WRITTEN EXERCISE |
Leave out the pictures, and write out exactly the lines from the beginning of the material to the line holding "type Pt = [number, number];", that line included, and nothing else.

DATA SECTION |
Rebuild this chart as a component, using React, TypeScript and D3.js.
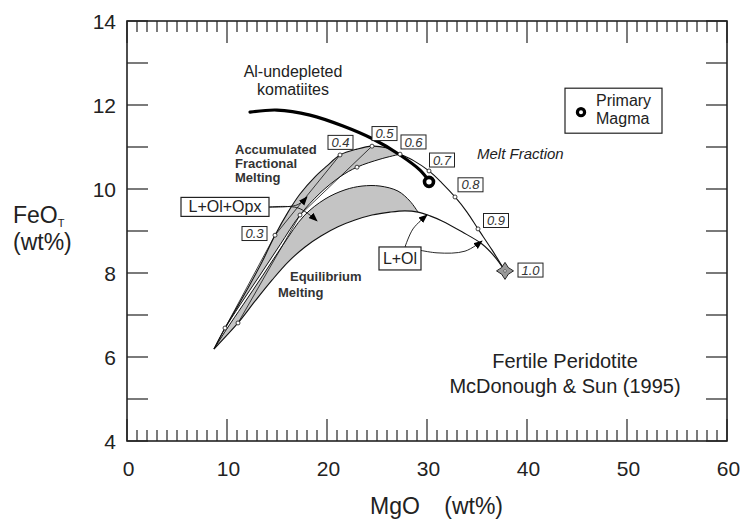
import React from "react";
import * as d3 from "d3";

// FeO(T) vs MgO melting diagram for fertile peridotite (McDonough & Sun 1995)

type Pt = [number, number];

// accumulated fractional melting: outer curve (also the labelled melt-fraction curve)
const fractionalOuter: Pt[] = [
  [8.7, 6.19], [9.8, 6.69], [10.9, 7.14], [12.0, 7.6], [13.5, 8.26], [14.8, 8.9],
  [16.1, 9.45], [17.3, 9.88], [18.8, 10.29], [20.0, 10.55], [21.3, 10.81],
  [23.0, 10.95], [24.5, 11.02], [25.9, 10.98], [27.3, 10.83], [28.7, 10.67],
  [30.2, 10.43], [31.5, 10.14], [32.8, 9.81], [34.0, 9.45], [35.1, 9.05],
  [36.5, 8.55], [37.8, 8.05],
];
// accumulated fractional melting: inner edge of the grey band
const fractionalInner: Pt[] = [
  [8.7, 6.19], [9.7, 6.64], [11.3, 7.24], [13.3, 7.95], [15.3, 8.67], [17.3, 9.38],
  [19.3, 9.9], [21.3, 10.29], [23.0, 10.52], [25.3, 10.71], [27.3, 10.83],
];
// equilibrium melting band
const equilibriumUpper: Pt[] = [
  [8.7, 6.19], [9.9, 6.64], [11.6, 7.24], [13.6, 7.95], [15.6, 8.67], [17.7, 9.36],
  [19.8, 9.76], [21.8, 9.98], [23.5, 10.07], [25.3, 10.07], [27.1, 9.95],
  [28.3, 9.71], [29.1, 9.45],
];
const equilibriumLower: Pt[] = [
  [8.7, 6.19], [11.1, 6.81], [12.8, 7.33], [14.5, 7.83], [16.1, 8.26], [17.8, 8.62],
  [19.4, 8.88], [21.1, 9.1], [22.8, 9.26], [24.5, 9.38], [26.3, 9.45], [27.8, 9.48],
  [29.1, 9.45], [30.3, 9.36], [31.5, 9.24], [33.5, 8.98], [35.5, 8.69], [36.8, 8.38],
  [37.8, 8.05],
];
// Al-undepleted komatiite trend
const komatiite: Pt[] = [
  [12.3, 11.83], [15.0, 11.88], [18.3, 11.76], [21.6, 11.5], [24.6, 11.19],
  [27.3, 10.81], [29.3, 10.45], [30.2, 10.19],
];
const primaryMagma: Pt = [30.2, 10.17];
const peridotite: Pt = [37.8, 8.05];

// melt fraction points and their boxed labels
const fractionLabels = ["0.3", "0.4", "0.5", "0.6", "0.7", "0.8", "0.9", "1.0"];
const fractionMgO = [14.8, 21.3, 24.5, 27.3, 30.2, 32.8, 35.1, 37.8];
const fractionFeO = [8.9, 10.81, 11.02, 10.83, 10.43, 9.81, 9.05, 8.05];
const fractionBoxMgO = [12.75, 21.35, 25.75, 28.65, 31.5, 34.35, 36.9, 40.35];
const fractionBoxFeO = [8.94, 11.11, 11.32, 11.12, 10.69, 10.1, 9.25, 8.07];
const extraPoints: Pt[] = [[9.8, 6.69], [11.1, 6.81], [17.3, 9.38], [23.0, 10.52]];
const tieLines: [Pt, Pt][] = [
  [[9.8, 6.69], [14.8, 8.9]],
  [[14.8, 8.9], [21.3, 10.81]],
  [[11.1, 6.81], [17.3, 9.38]],
  [[17.3, 9.38], [24.5, 11.02]],
];

// phase field arrows
const arrowOpxA: Pt[] = [[14.2, 9.57], [17.0, 9.62], [18.0, 9.81]];
const arrowOpxB: Pt[] = [[14.2, 9.57], [17.1, 9.55], [19.0, 9.24]];
const arrowOlA: Pt[] = [[27.8, 8.62], [28.6, 9.05], [30.0, 9.38]];
const arrowOlB: Pt[] = [[27.8, 8.62], [31.0, 8.48], [33.8, 8.52], [35.5, 8.76]];

const xTicks = d3.range(0, 61, 1);
const yTicks = d3.range(4, 15, 1);
const yLabels = [4, 6, 8, 10, 12, 14];
const xLabels = [0, 10, 20, 30, 40, 50, 60];

const FONT = "'Liberation Sans', Arial, Helvetica, sans-serif";

export default function App() {
  const x = d3.scaleLinear().domain([0, 60]).range([127, 727]);
  const y = d3.scaleLinear().domain([4, 14]).range([441, 21]);

  const smooth = d3.line<Pt>().x(d => x(d[0])).y(d => y(d[1])).curve(d3.curveCatmullRom.alpha(0.5));
  const straight = d3.line<Pt>().x(d => x(d[0])).y(d => y(d[1]));

  const band = (a: Pt[], b: Pt[]) => {
    const p1 = smooth(a) as string;
    const p2 = smooth([...b].reverse()) as string;
    return p1 + "L" + p2.slice(1) + "Z";
  };
  const outerCut = fractionalOuter.slice(0, fractionalOuter.findIndex(d => d[0] === 27.3) + 1);
  const lowerCut = equilibriumLower.slice(0, equilibriumLower.findIndex(d => d[0] === 29.1) + 1);

  const x0 = x(0), x1 = x(60), y0 = y(4), y1 = y(14);

  const star = (cx: number, cy: number, r: number) => {
    const k = r * 0.28;
    return `M${cx},${cy - r}Q${cx + k},${cy - k} ${cx + r},${cy}Q${cx + k},${cy + k} ${cx},${cy + r}` +
      `Q${cx - k},${cy + k} ${cx - r},${cy}Q${cx - k},${cy - k} ${cx},${cy - r}Z`;
  };

  return (
    <svg width={742} height={522} style={{ position: "absolute", left: 0, top: 0, background: "#fff" }}
      fontFamily={FONT}>
      <defs>
        <marker id="arr" viewBox="0 0 10 10" refX="9" refY="5" markerWidth="9" markerHeight="9"
          markerUnits="userSpaceOnUse" orient="auto">
          <path d="M0,1 L10,5 L0,9 Z" fill="#000" />
        </marker>
      </defs>

      {/* grey bands */}
      <path d={band(outerCut, fractionalInner)} fill="#c4c4c4" stroke="none" />
      <path d={band(equilibriumUpper, lowerCut)} fill="#c4c4c4" stroke="none" />

      {/* curves */}
      <path d={smooth(fractionalOuter) as string} fill="none" stroke="#111" strokeWidth={1.1} />
      <path d={smooth(fractionalInner) as string} fill="none" stroke="#111" strokeWidth={1} />
      <path d={smooth(equilibriumUpper) as string} fill="none" stroke="#111" strokeWidth={1} />
      <path d={smooth(equilibriumLower) as string} fill="none" stroke="#111" strokeWidth={1.1} />
      {tieLines.map((t, i) => (
        <path key={i} d={straight(t) as string} fill="none" stroke="#111" strokeWidth={0.8} />
      ))}
      <path d={smooth(komatiite) as string} fill="none" stroke="#000" strokeWidth={3.2} strokeLinecap="round" />

      {/* small markers */}
      {fractionMgO.slice(0, 7).map((m, i) => (
        <circle key={"f" + i} cx={x(m)} cy={y(fractionFeO[i])} r={2} fill="#fff" stroke="#111" strokeWidth={0.8} />
      ))}
      {extraPoints.map((p, i) => (
        <circle key={"e" + i} cx={x(p[0])} cy={y(p[1])} r={2} fill="#fff" stroke="#111" strokeWidth={0.8} />
      ))}

      {/* primary magma and source */}
      <circle cx={x(primaryMagma[0])} cy={y(primaryMagma[1])} r={4.5} fill="#fff" stroke="#000" strokeWidth={3.6} />
      <path d={star(x(peridotite[0]), y(peridotite[1]), 8.5)} fill="#9a9a9a" stroke="#222" strokeWidth={1} />
      <circle cx={x(peridotite[0])} cy={y(peridotite[1])} r={1.3} fill="#fff" stroke="#222" strokeWidth={0.6} />

      {/* melt fraction boxes */}
      {fractionLabels.map((lab, i) => {
        const cx = x(fractionBoxMgO[i]), cy = y(fractionBoxFeO[i]);
        return (
          <g key={lab}>
            <rect x={cx - 12.5} y={cy - 7} width={25} height={14} fill="#fff" stroke="#222" strokeWidth={1} />
            <text x={cx} y={cy + 4.6} textAnchor="middle" fontSize={13} fontStyle="italic" fill="#333">{lab}</text>
          </g>
        );
      })}

      {/* arrows */}
      {[arrowOpxA, arrowOpxB, arrowOlA, arrowOlB].map((a, i) => (
        <path key={"a" + i} d={smooth(a) as string} fill="none" stroke="#111" strokeWidth={0.9} markerEnd="url(#arr)" />
      ))}

      {/* phase boxes */}
      <rect x={x(5.4)} y={y(9.8)} width={88} height={19} fill="#fff" stroke="#222" strokeWidth={1.2} />
      <text x={x(9.8)} y={y(9.58) + 5.8} textAnchor="middle" fontSize={16} fill="#222">L+Ol+Opx</text>
      <rect x={x(25.2)} y={y(8.62)} width={42} height={23} fill="#fff" stroke="#222" strokeWidth={1.2} />
      <text x={x(27.3)} y={y(8.35) + 5.8} textAnchor="middle" fontSize={16} fill="#222">L+Ol</text>

      {/* annotations */}
      <text x={x(16.6)} y={y(12.67)} textAnchor="middle" fontSize={16} fill="#222">Al-undepleted</text>
      <text x={x(16.6)} y={y(12.24)} textAnchor="middle" fontSize={16} fill="#222">komatiites</text>
      <g fontSize={13} fontWeight="bold" fill="#333">
        <text x={x(10.8)} y={y(10.83)}>Accumulated</text>
        <text x={x(10.8)} y={y(10.5)}>Fractional</text>
        <text x={x(10.8)} y={y(10.17)}>Melting</text>
        <text x={x(16.3)} y={y(7.81)}>Equilibrium</text>
        <text x={x(15.1)} y={y(7.43)}>Melting</text>
      </g>
      <text x={x(35.0)} y={y(10.71)} fontSize={15} fontStyle="italic" fill="#222">Melt Fraction</text>

      {/* legend */}
      <rect x={x(43.8)} y={y(12.4)} width={97} height={45} fill="#fff" stroke="#222" strokeWidth={1.2} />
      <circle cx={x(45.4)} cy={y(11.83)} r={3.6} fill="#fff" stroke="#000" strokeWidth={3.2} />
      <text x={x(46.9)} y={y(11.98)} fontSize={16} fill="#222">Primary</text>
      <text x={x(46.9)} y={y(11.55)} fontSize={16} fill="#222">Magma</text>

      <text x={x(43.8)} y={y(5.74)} textAnchor="middle" fontSize={20} fill="#222">Fertile Peridotite</text>
      <text x={x(43.8)} y={y(5.14)} textAnchor="middle" fontSize={20} fill="#222">McDonough &amp; Sun (1995)</text>

      {/* frame and ticks */}
      <rect x={x0} y={y1} width={x1 - x0} height={y0 - y1} fill="none" stroke="#222" strokeWidth={1.6} />
      {xTicks.map(t => {
        const len = t % 10 === 0 ? 22 : 11;
        return (
          <g key={"xt" + t} stroke="#222" strokeWidth={1.2}>
            <line x1={x(t)} x2={x(t)} y1={y0} y2={y0 - len} />
            <line x1={x(t)} x2={x(t)} y1={y1} y2={y1 + len} />
          </g>
        );
      })}
      {yTicks.map(t => (
        <g key={"yt" + t} stroke="#222" strokeWidth={1.2}>
          <line x1={x0} x2={x0 + 21} y1={y(t)} y2={y(t)} />
          <line x1={x1} x2={x1 - 21} y1={y(t)} y2={y(t)} />
        </g>
      ))}
      {xLabels.map(t => (
        <text key={"xl" + t} x={x(t) + 1.5} y={476} textAnchor="middle" fontSize={21} fill="#222">{t}</text>
      ))}
      {yLabels.map(t => (
        <text key={"yl" + t} x={x0 - 11} y={y(t) + 7.5} textAnchor="end" fontSize={21} fill="#222">{t}</text>
      ))}

      {/* axis titles */}
      <text x={370} y={514} fontSize={23} fill="#222">MgO</text>
      <text x={503} y={514} textAnchor="end" fontSize={23} fill="#222">(wt%)</text>
      <text x={13} y={223} fontSize={23} fill="#222">FeO<tspan fontSize={11} dy={4}>T</tspan></text>
      <text x={13} y={250} fontSize={23} fill="#222">(wt%)</text>
    </svg>
  );
}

TASK RESULT |
Rebuild this chart as a component, using React, TypeScript and D3.js.
import React from "react";
import * as d3 from "d3";

// FeO(T) vs MgO melting diagram for fertile peridotite (McDonough & Sun 1995)

type Pt = [number, number];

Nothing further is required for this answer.